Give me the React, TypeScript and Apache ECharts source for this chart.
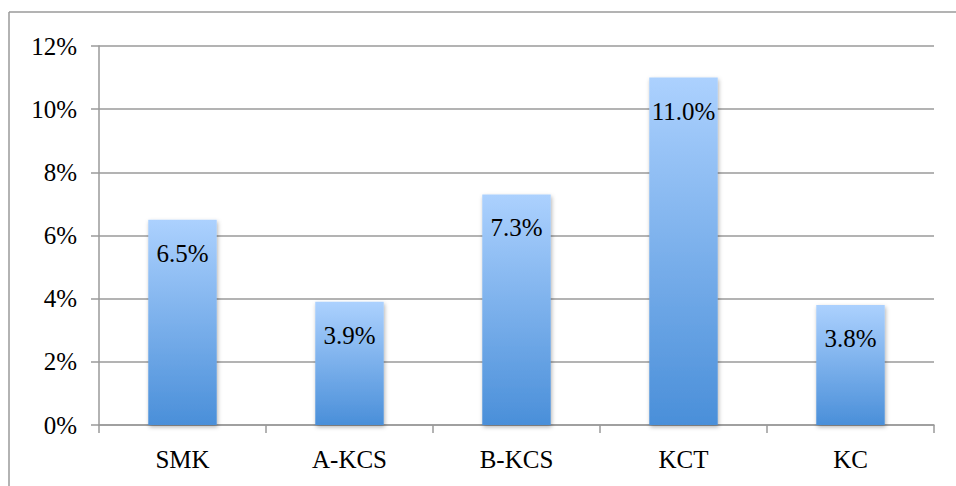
import React, { useEffect, useRef } from "react";
import * as echarts from "echarts";

const categories = ["SMK", "A-KCS", "B-KCS", "KCT", "KC"];
const shares = [6.5, 3.9, 7.3, 11.0, 3.8];
const yTicks = [0, 2, 4, 6, 8, 10, 12];

const FONT = "'Liberation Serif'";
const GRAY = "#9a9a9a";

export default function App() {
  const ref = useRef<HTMLDivElement>(null);

  useEffect(() => {
    if (!ref.current) return;
    const chart = echarts.init(ref.current, null, { renderer: "svg" });
    chart.setOption({
      animation: false,
      backgroundColor: "#ffffff",
      textStyle: { fontFamily: FONT },
      grid: { left: 99, right: 22, top: 46, bottom: 61 },
      graphic: [
        {
          type: "line",
          shape: { x1: 9, y1: 12, x2: 956, y2: 12 },
          style: { stroke: GRAY, lineWidth: 1.5 },
        },
        {
          type: "line",
          shape: { x1: 9, y1: 12, x2: 9, y2: 486 },
          style: { stroke: GRAY, lineWidth: 1.5 },
        },
      ],
      xAxis: {
        type: "category",
        data: categories,
        axisLine: { show: true, lineStyle: { color: GRAY, width: 1.5 } },
        axisTick: { show: true, length: 8, lineStyle: { color: GRAY, width: 1.5 } },
        axisLabel: { color: "#000", fontFamily: FONT, fontSize: 25, margin: 22 },
      },
      yAxis: {
        type: "value",
        min: yTicks[0],
        max: yTicks[yTicks.length - 1],
        interval: 2,
        axisLine: { show: true, lineStyle: { color: GRAY, width: 1.5 } },
        axisTick: { show: true, length: 8, lineStyle: { color: GRAY, width: 1.5 } },
        splitLine: { show: true, lineStyle: { color: GRAY, width: 1.5 } },
        axisLabel: {
          color: "#000",
          fontFamily: FONT,
          fontSize: 25,
          margin: 22,
          formatter: (v: number) => `${v}%`,
        },
      },
      series: [
        {
          type: "bar",
          data: shares,
          barCategoryGap: "59%",
          itemStyle: {
            color: new echarts.graphic.LinearGradient(0, 0, 0, 1, [
              { offset: 0, color: "#acd1fe" },
              { offset: 1, color: "#4a8fd9" },
            ]),
            shadowColor: "rgba(0,0,0,0.3)",
            shadowBlur: 4,
            shadowOffsetX: 1,
            shadowOffsetY: 2,
          },
          label: {
            show: true,
            position: "insideTop",
            distance: 21,
            color: "#000",
            fontFamily: FONT,
            fontSize: 25,
            formatter: (p: any) => `${Number(p.value).toFixed(1)}%`,
          },
        },
      ],
    });
    return () => chart.dispose();
  }, []);

  return (
    <div
      ref={ref}
      style={{ position: "fixed", left: 0, top: 0, width: 956, height: 486 }}
    />
  );
}
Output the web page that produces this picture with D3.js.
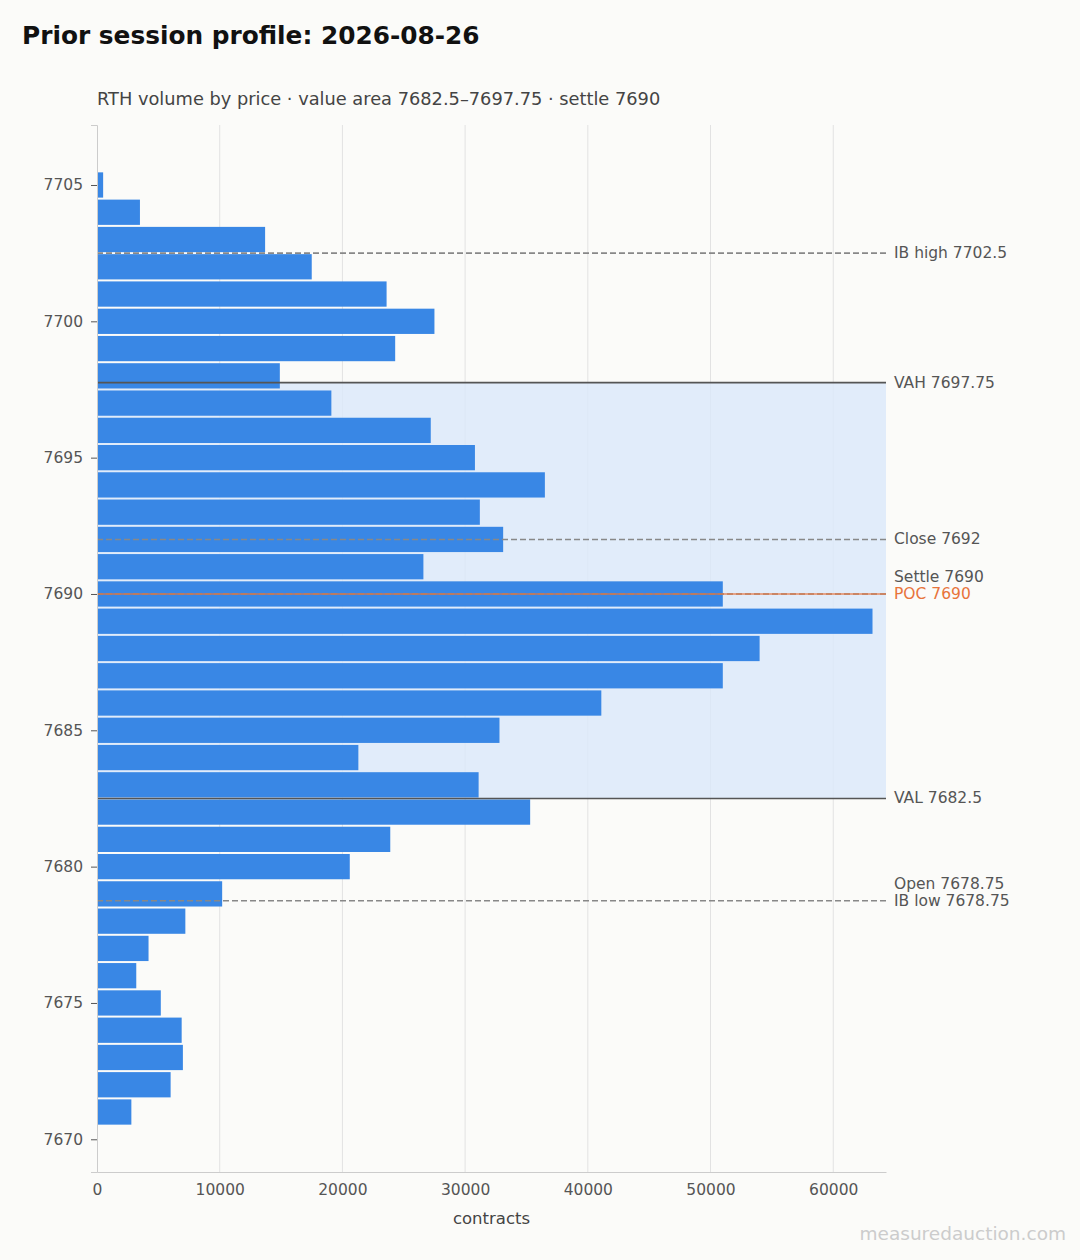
<!DOCTYPE html>
<html><head><meta charset="utf-8">
<script src="https://cdn.jsdelivr.net/npm/d3@7"></script>
<style>
body{margin:0;background:#fbfbf9;font-family:"DejaVu Sans",sans-serif;}
</style></head>
<body><svg id="chart" width="1080" height="1260"></svg>
<script>
const prices = [7705,7704,7703,7702,7701,7700,7699,7698,7697,7696,7695,7694,7693,7692,7691,7690,7689,7688,7687,7686,7685,7684,7683,7682,7681,7680,7679,7678,7677,7676,7675,7674,7673,7672,7671];
const volumes = [500,3500,13700,17500,23600,27500,24300,14900,19100,27200,30800,36500,31200,33100,26600,51000,63200,54000,51000,41100,32800,21300,31100,35300,23900,20600,10200,7200,4200,3200,5200,6900,7000,6000,2800];
const xTicks = [0,10000,20000,30000,40000,50000,60000];
const yTicks = [7670,7675,7680,7685,7690,7695,7700,7705];
const levelNames = ["IB high 7702.5","VAH 7697.75","Close 7692","Settle 7690","POC 7690","VAL 7682.5","Open 7678.75","IB low 7678.75"];
const levelPrices = [7702.5,7697.75,7692,7690,7690,7682.5,7678.75,7678.75];
const levelKinds = ["dash","solid","dash","settle","poc","solid","open","dash"];
const valueArea = [7682.5,7697.75];

const MARGIN = {left:97, right:194, top:125, bottom:88};
const W = 1080, H = 1260;
const svg = d3.select("#chart");
svg.append("rect").attr("width",W).attr("height",H).attr("fill","#fbfbf9");

const x = d3.scaleLinear().domain([0,64300]).range([MARGIN.left, W-MARGIN.right]);
const y = d3.scaleLinear().domain([7668.8,7707.2]).range([H-MARGIN.bottom, MARGIN.top]);
const bh = y(0) - y(1);

// grid
svg.append("g").selectAll("line").data(xTicks.slice(1)).join("line")
  .attr("x1",d=>x(d)).attr("x2",d=>x(d)).attr("y1",MARGIN.top).attr("y2",H-MARGIN.bottom)
  .attr("stroke","#e2e2e2").attr("stroke-width",1);

// value area
svg.append("rect").attr("x",x(0)).attr("width",x(64300)-x(0))
  .attr("y",y(valueArea[1])).attr("height",y(valueArea[0])-y(valueArea[1]))
  .attr("fill","#dbe8fa").attr("opacity",0.8);

// bars
svg.append("g").selectAll("rect").data(prices).join("rect")
  .attr("x",x(0)).attr("width",(d,i)=>x(volumes[i])-x(0))
  .attr("y",d=>y(d)-bh/2+1).attr("height",bh-2)
  .attr("fill","#3987e5");

// levels
levelPrices.forEach((p,i)=>{
  const k = levelKinds[i];
  if(k!=="open"){
    const ln = svg.append("line").attr("x1",x(0)).attr("x2",x(64300)).attr("y1",y(p)).attr("y2",y(p));
    if(k==="dash" || k==="settle") ln.attr("stroke","#888").attr("stroke-width",1.6).attr("stroke-dasharray","6,3");
    else if(k==="solid") ln.attr("stroke","#555").attr("stroke-width",1.6);
    else if(k==="poc") ln.attr("stroke","#e8743b").attr("stroke-width",1.6).attr("opacity",0.8);
  }
  const dy = (k==="settle" || k==="open") ? -17 : 0;
  svg.append("text").attr("x",894).attr("y",y(p)+dy+5)
    .attr("font-size",15.5).attr("fill",k==="poc"?"#e8743b":"#555").text(levelNames[i]);
});

// axes
const ya = svg.append("g").attr("transform",`translate(${MARGIN.left},0)`)
  .call(d3.axisLeft(y).tickValues(yTicks).tickFormat(d3.format("d")).tickSize(6).tickPadding(8));
ya.select(".domain").attr("stroke","#ccc");
ya.selectAll(".tick line").attr("stroke","#555");
ya.selectAll("text").attr("font-size",15.5).attr("fill","#555").attr("font-family","DejaVu Sans");

const xa = svg.append("g").attr("transform",`translate(0,${H-MARGIN.bottom})`)
  .call(d3.axisBottom(x).tickValues(xTicks).tickFormat(d3.format("d")).tickSize(0).tickPadding(12));
xa.select(".domain").attr("stroke","#ccc");
xa.selectAll("text").attr("font-size",15.5).attr("fill","#555").attr("font-family","DejaVu Sans");

svg.append("text").attr("x",(x(0)+x(64300))/2).attr("y",1224).attr("text-anchor","middle")
  .attr("font-size",16.5).attr("fill","#444").text("contracts");

svg.append("text").attr("x",22).attr("y",44).attr("font-size",24.8).attr("font-weight","bold")
  .attr("fill","#111").text("Prior session profile: 2026-08-26");
svg.append("text").attr("x",97).attr("y",105).attr("font-size",17.8).attr("fill","#444")
  .text("RTH volume by price · value area 7682.5–7697.75 · settle 7690");
svg.append("text").attr("x",1066).attr("y",1240).attr("text-anchor","end").attr("font-size",18.5)
  .attr("fill","#ccc").text("measuredauction.com");
</script></body></html>
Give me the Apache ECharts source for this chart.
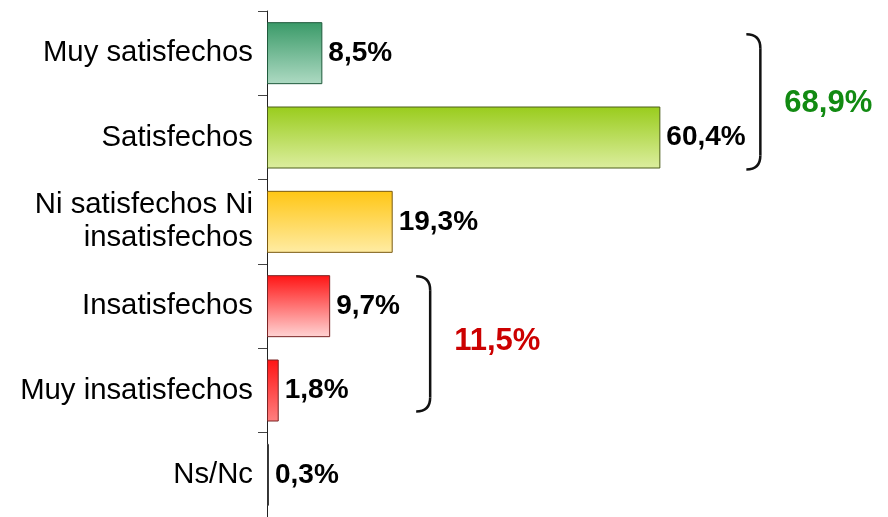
<!DOCTYPE html>
<html><head><meta charset="utf-8">
<script src="https://cdn.jsdelivr.net/npm/echarts@6/dist/echarts.min.js"></script>
<style>html,body{margin:0;padding:0;background:#fff}#c{width:888px;height:517px}</style>
</head><body><div id="c"></div>
<script>
const categories = ['Muy satisfechos', 'Satisfechos', 'Ni satisfechos Ni\ninsatisfechos', 'Insatisfechos', 'Muy insatisfechos', 'Ns/Nc'];
const values = [8.5, 60.4, 19.3, 9.7, 1.8, 0.3];
const groupFrom = [0, 3];
const groupTo = [1, 4];

// styling
const topColors = ['#3a9a68', '#99cc1c', '#ffc614', '#ff1414', '#ff1414', '#ffffff'];
const bottomColors = ['#aedac3', '#dcee9f', '#ffeca4', '#ffd4d4', '#ff8080', '#ffffff'];
const borderColors = ['#1f5a3c', '#4d5e1a', '#7a5a10', '#7a2424', '#7a2424', '#333333'];
const groupColors = ['#128a12', '#cc0000'];
const groupShiftY = [6, -5];
const FONT = "'Liberation Sans', Arial, sans-serif";

const fmt = v => v.toFixed(1).replace('.', ',') + '%';

const chart = echarts.init(document.getElementById('c'), null, {renderer: 'canvas'});
chart.setOption({
  animation: false,
  backgroundColor: '#ffffff',
  textStyle: {fontFamily: FONT},
  grid: {left: 267, top: 11, width: 521, height: 510, containLabel: false},
  xAxis: {type: 'value', min: 0, max: 80, show: false},
  yAxis: {
    type: 'category', data: categories, inverse: true,
    axisLine: {show: true, lineStyle: {color: '#222', width: 1}},
    axisTick: {show: true, length: 9, lineStyle: {color: '#444', width: 1}},
    axisLabel: {fontSize: 29.3, color: '#000', margin: 14, lineHeight: 33, fontFamily: FONT},
    splitLine: {show: false}
  },
  series: [{
    type: 'bar',
    barWidth: 62,
    data: values.map((v, i) => ({
      value: v,
      itemStyle: {
        color: new echarts.graphic.LinearGradient(0, 0, 0, 1, [
          {offset: 0, color: topColors[i]}, {offset: 1, color: bottomColors[i]}
        ]),
        borderColor: borderColors[i], borderWidth: 1
      }
    })),
    label: {
      show: true, position: 'right', distance: 6,
      fontSize: 28, fontWeight: 'bold', color: '#000', fontFamily: FONT,
      formatter: p => fmt(p.value)
    }
  }]
});

const elements = [];
groupFrom.forEach((from, g) => {
  const to = groupTo[g];
  let maxV = 0, sum = 0;
  for (let i = from; i <= to; i++) { maxV = Math.max(maxV, values[i]); sum += values[i]; }
  const pFrom = chart.convertToPixel({gridIndex: 0}, [maxV, from]);
  const pTo = chart.convertToPixel({gridIndex: 0}, [maxV, to]);
  const x = pFrom[0] + 100;
  const top = pFrom[1] - 25 + groupShiftY[g];
  const bottom = pTo[1] + 26 + groupShiftY[g];
  const r = 14;
  const st = {stroke: '#111', lineWidth: 2.5, fill: null};
  elements.push({type: 'bezierCurve', shape: {x1: x - r, y1: top, cpx1: x, cpy1: top, x2: x, y2: top + r}, style: st, silent: true});
  elements.push({type: 'line', shape: {x1: x, y1: top + r, x2: x, y2: bottom - r}, style: st, silent: true});
  elements.push({type: 'bezierCurve', shape: {x1: x, y1: bottom - r, cpx1: x, cpy1: bottom, x2: x - r, y2: bottom}, style: st, silent: true});
  elements.push({
    type: 'text', x: x + 24, y: (top + bottom) / 2 + (g === 0 ? 2 : -2),
    style: {text: fmt(Math.round(sum * 10) / 10), fill: groupColors[g], fontSize: 31, fontWeight: 'bold', fontFamily: FONT, verticalAlign: 'middle', align: 'left'},
    silent: true
  });
});
chart.setOption({graphic: {elements}});
</script>
</body></html>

→ PROMPT: Your task is to reproduce the entries above word for word, from the first line through the line with "import * as", and please leave out any pictures.

→ SOLUTION BELOW:
Give me the React, TypeScript and Apache ECharts source for this chart.
import React, { useEffect, useRef } from "react";
import * as echarts from "echarts";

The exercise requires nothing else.